Analysis Of Climate Change In The Caribbean
A burning international issue today climate change, engages the attention of both developing and developed nations in particular, Caribbean nations. under the Organization of American States (OAS), the Caribbean Community (CARICOM), the African, Caribbean and Pacific Group of States (ACP), Small Island Developing States (SIDS) and the Alliance of Small Island States (AOSIS), consistent talks have produced firm resolutions to collectively tackling this universal environmental threat. Being signatory to the Kyoto Protocol, the DOHA Amendment to the Kyoto Protocol, and the recently concluded Paris Agreement for Climate Change implemented to ensure mitigation of adverse effects of climate change, Caribbean nations are moving toward public sensitisation on the environment and sustainability.
The United Nations Framework Convention on Climate Change (UNFCCC) convened in Paris 2015 recognised that “climate change represents an urgent and potentially irreversible threat to human societies and the planet and thus requires the widest possible cooperation by all countries.” Climate change cannot be defined as merely a unidimensional issue but a global, complex and multi-level problématique demanding a well-coordinated universal and collective response. Affecting billions of lives and livelihoods, climate change persists in posing dangers of untold magnitude as weather pattern variability, natural disasters, natural resource extraction and altered atmospheric composition degrade the very quality of life.
Caribbean nations strongly concurred that “cooperation activities carried out within the OAS to enable the most vulnerable states and populations to become more resilient to climate change, help states in their efforts to adapt to climate change and mitigate natural disasters” (OAS 2008). Indeed, having discerned the urgency for novel, sustainable approaches through the Fourth Assessment Report of the Intergovernmental Panel on Climate Change. Caribbean countries advocate the OAS climate change agenda for adaptation and mitigation for its people, ecology, and economy. For hundreds of years, the indigenous and migrant populations subsisted on farming, fisheries and mining which largely remain unchanged. 50 - 80% of its terrain is forested, while most of their inhabitants reside and work along the low-lying coastal plains or dense cosmopolitan zones. Well-endowed with abundant natural resources (oil, natural gas, gold, bauxite, luxuriant forest covers, fisheries, rice and sugar cane plantations), tropical countries rely heavily on these primary exports. Its marine torrid and equatorial climates in tandem with current weather volatility and severity mandate a resilience-enhancing strategy to buffer it against climate shocks. Since 1994, these countries approved the earliest version of climate change policy through the Barbados Programme of Action for the Sustainable Development of Small Island Developing States and consequently, in 2002, via its Climate Change Adaptation Policy and Implementation Strategy for Coastal and Low-lying Areas. After weathering several natural disasters which ravaged up to 59% of its Gross National Product (GNP) and a succession of rising sea levels and temperature hikes, the governments accelerated and deployed collaborative efforts in the Climate Change Action Plans); Reduced Emissions from Deforestation and Degradation in Developing Countries (REDD +); National Biodiversity Action Plans and Low Carbon Development strategies; and the Paris Agreement on Climate Change (2015).
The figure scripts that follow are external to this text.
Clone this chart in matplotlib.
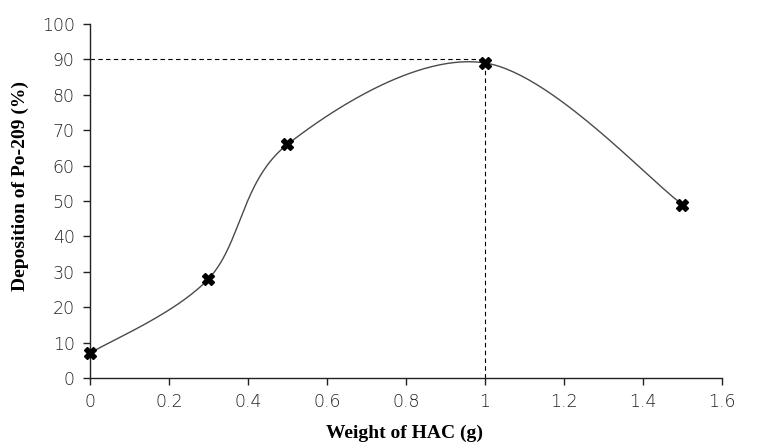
import numpy as np
import matplotlib
matplotlib.use("Agg")
import matplotlib.pyplot as plt

# measured data
weight = [0, 0.3, 0.5, 1.0, 1.5]
deposition = [7, 28, 66, 89, 49]
x_ticks = [0, 0.2, 0.4, 0.6, 0.8, 1, 1.2, 1.4, 1.6]
x_tick_labels = ["0", "0.2", "0.4", "0.6", "0.8", "1", "1.2", "1.4", "1.6"]
y_ticks = list(range(0, 101, 10))
peak_x, peak_y = 1.0, 90


def smooth_line(xs, ys, sx, sy, n=60):
    # excel style smoothed line: bezier segments, control points from neighbours
    px = np.array(xs) / sx
    py = np.array(ys) / sy
    out_x, out_y = [], []
    m = len(px)
    t = np.linspace(0, 1, n)
    for i in range(m - 1):
        p0 = np.array([px[i], py[i]])
        p3 = np.array([px[i + 1], py[i + 1]])
        prev = np.array([px[i - 1], py[i - 1]]) if i > 0 else p0
        nxt = np.array([px[i + 2], py[i + 2]]) if i + 2 < m else p3
        c1 = p0 + (p3 - prev) / 6
        c2 = p3 - (nxt - p0) / 6
        seg = ((1 - t) ** 3)[:, None] * p0 + (3 * (1 - t) ** 2 * t)[:, None] * c1 \
            + (3 * (1 - t) * t ** 2)[:, None] * c2 + (t ** 3)[:, None] * p3
        out_x.extend(seg[:, 0] * sx)
        out_y.extend(seg[:, 1] * sy)
    return out_x, out_y


fig = plt.figure(figsize=(7.58, 4.44), dpi=100)
ax = fig.add_axes([0.1187, 0.1486, 0.8338, 0.7974])

cx, cy = smooth_line(weight, deposition, 1.6 * 0.75, 100)
ax.plot(cx, cy, color="#4a4a4a", lw=1.0, zorder=2)
ax.plot(weight, deposition, linestyle="none", marker="X", markersize=8,
        color="black", markeredgecolor="black", zorder=3, clip_on=False)

ax.plot([0, peak_x], [peak_y, peak_y], color="black", lw=0.8, ls=(0, (4, 3)), zorder=1)
ax.plot([peak_x, peak_x], [0, peak_y], color="black", lw=0.8, ls=(0, (4, 3)), zorder=1)

ax.set_xlim(0, 1.6)
ax.set_ylim(0, 100)
ax.set_xticks(x_ticks)
ax.set_xticklabels(x_tick_labels)
ax.set_yticks(y_ticks)

for s in ["top", "right"]:
    ax.spines[s].set_visible(False)
for s in ["left", "bottom"]:
    ax.spines[s].set_color("#222222")
    ax.spines[s].set_linewidth(1.0)

ax.tick_params(direction="out", length=5, width=1, color="#222222",
               labelsize=12.5, labelcolor="#222222", pad=6)
for lab in ax.get_xticklabels() + ax.get_yticklabels():
    lab.set_family("DejaVu Sans")
    lab.set_fontweight("light")

ax.set_xlabel("Weight of HAC (g)", family="Liberation Serif", fontweight="bold",
              fontsize=14)
ax.set_ylabel("Deposition of Po-209 (%)", family="Liberation Serif", fontweight="bold",
              fontsize=14)
ax.xaxis.set_label_coords(0.498, -0.132)
ax.yaxis.set_label_coords(-0.096, 0.541)

plt.savefig("out.png", dpi=100)
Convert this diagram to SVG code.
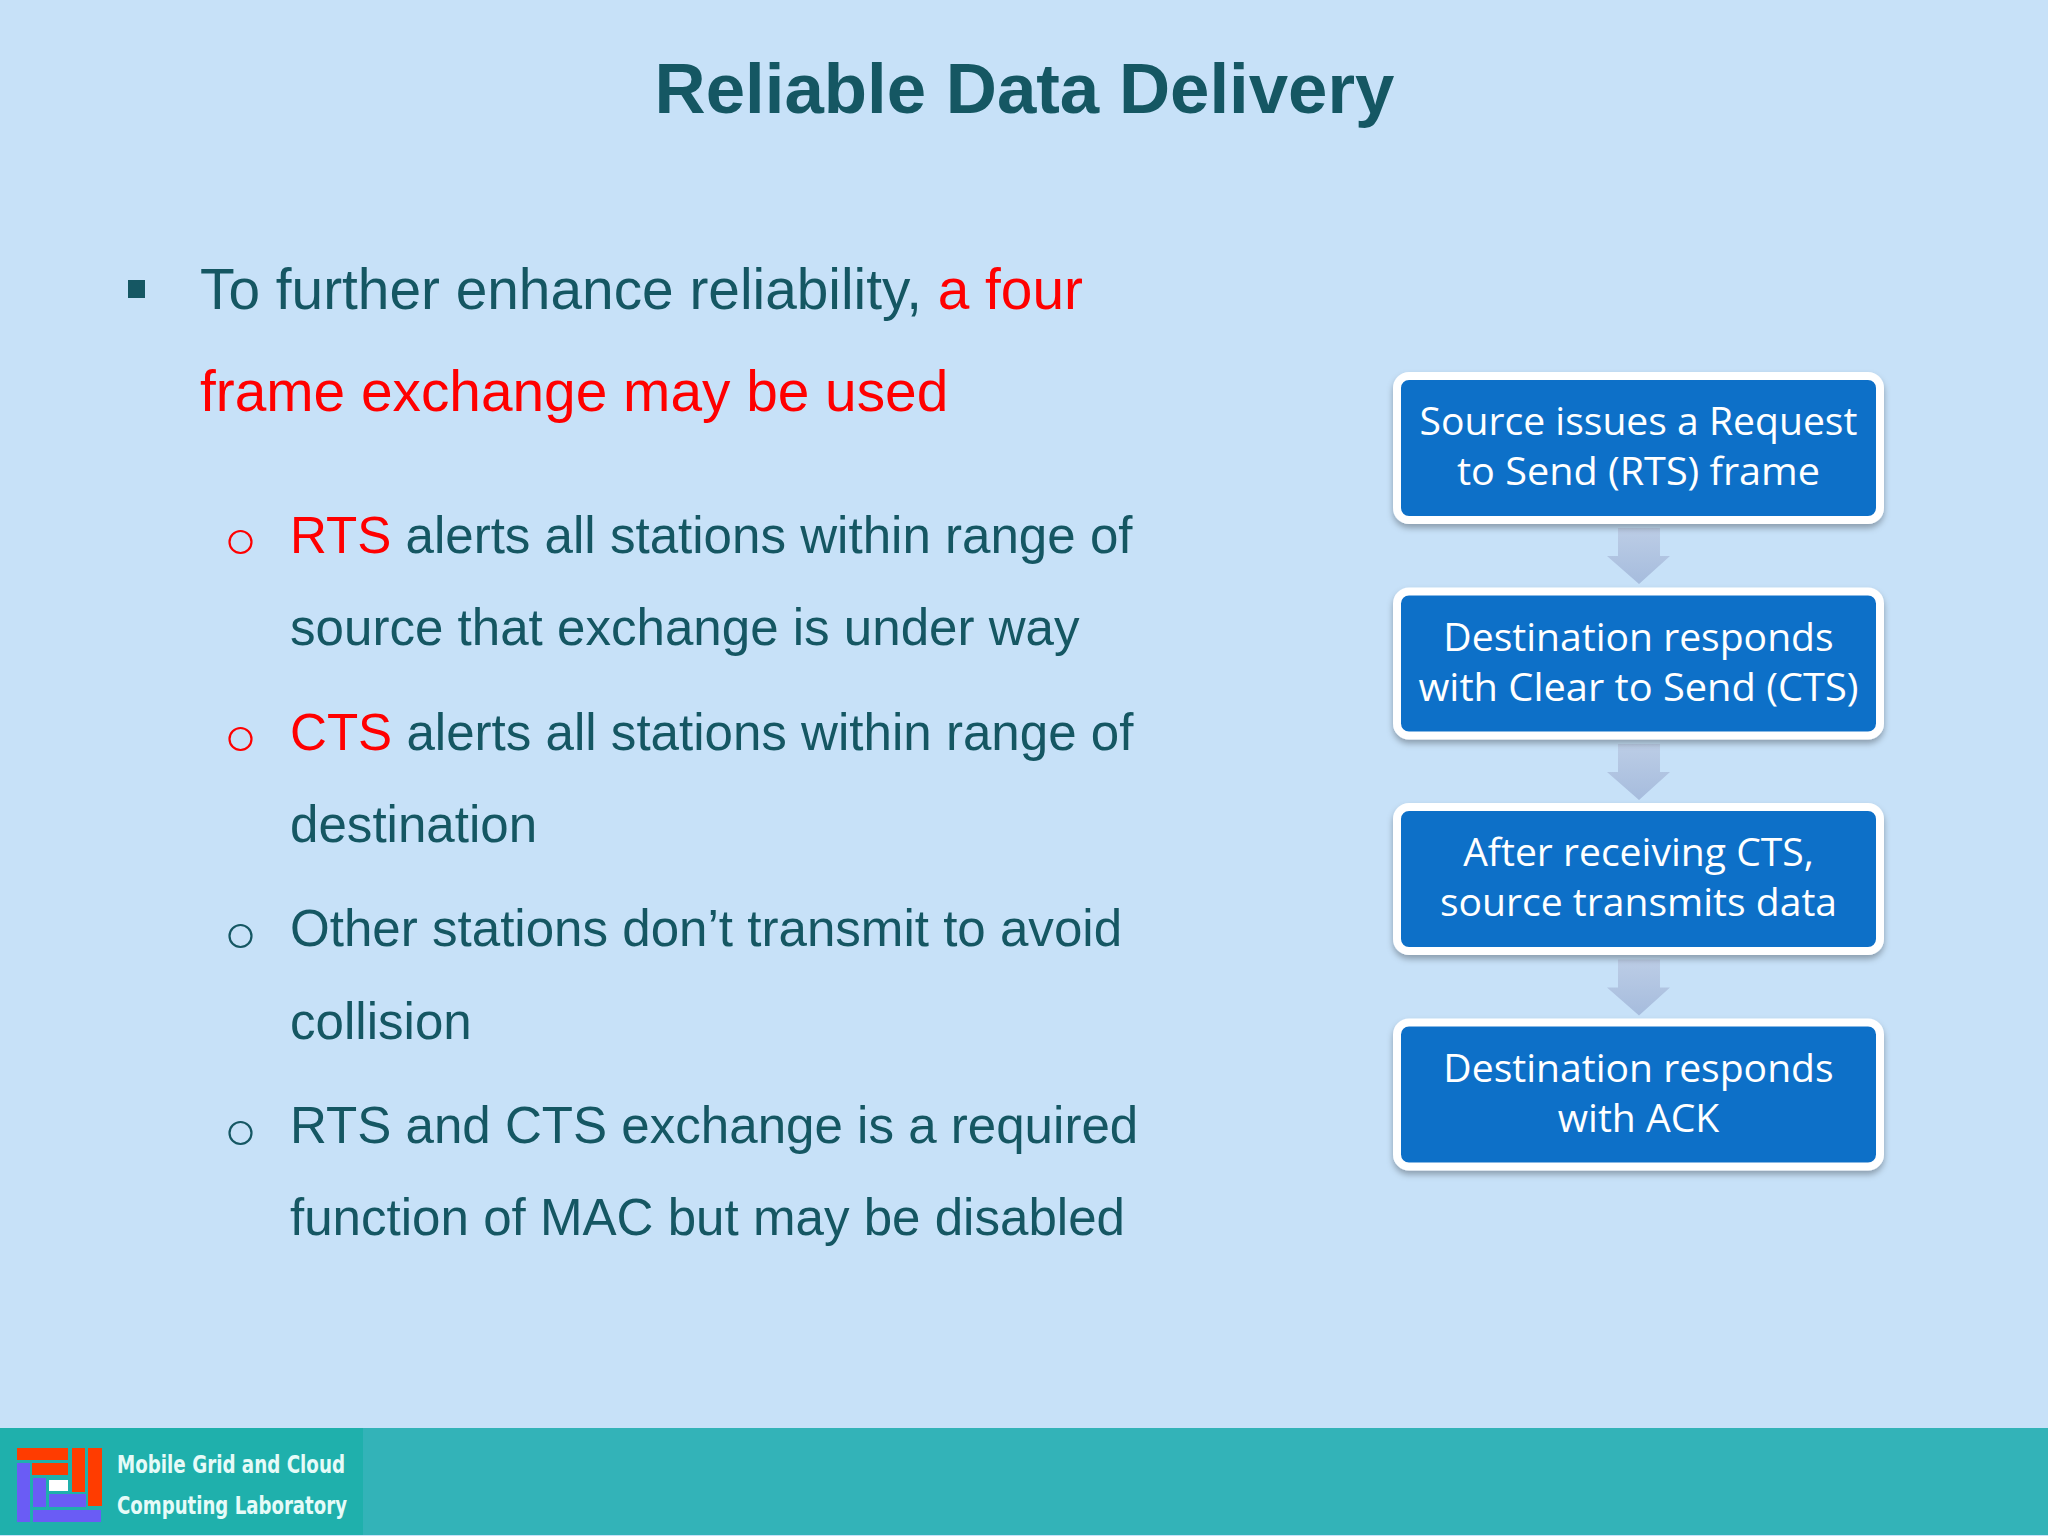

Caribbean countries firmly support OAS’s resolution to “pursue and step up efforts being made from within the OAS to counter the adverse effects of climate change, and to increase the resilience and the capacity of vulnerable states and populations to adapt to the phenomenon of climate change” with emphasis on the OAS Natural Disaster Reduction and Response Mechanisms (OAS 2008). Although existing vacuums impede fulfilment of its climate change targets, it still holds bright prospects. The limitations restricting capacity to realise its climate change objectives consist of financial, educational, technical and technological deficiencies. These barriers require infusions of ODA development funding so that technological and knowledge transfers would strengthen national policy tools for the Climate Change Education for Sustainable Development (CCESD) programme under UNFCCC. In counterpoint, significant measures of progress are evident. Caribbean nations have participated in several climate change regional initiatives such as the Caribbean Community Climate Change Centre under CARICOM (2005), UNASUR’s Summit hosted in the Georgetown, Caribbean nations with its resolutions stated in the Georgetown Declaration (2010); the Fourth Summit of the Community of Latin America and Caribbean States (CELAC 2016) where it affirmed commitments to sustainable development and implementing climate change adaptation and mitigation strategies.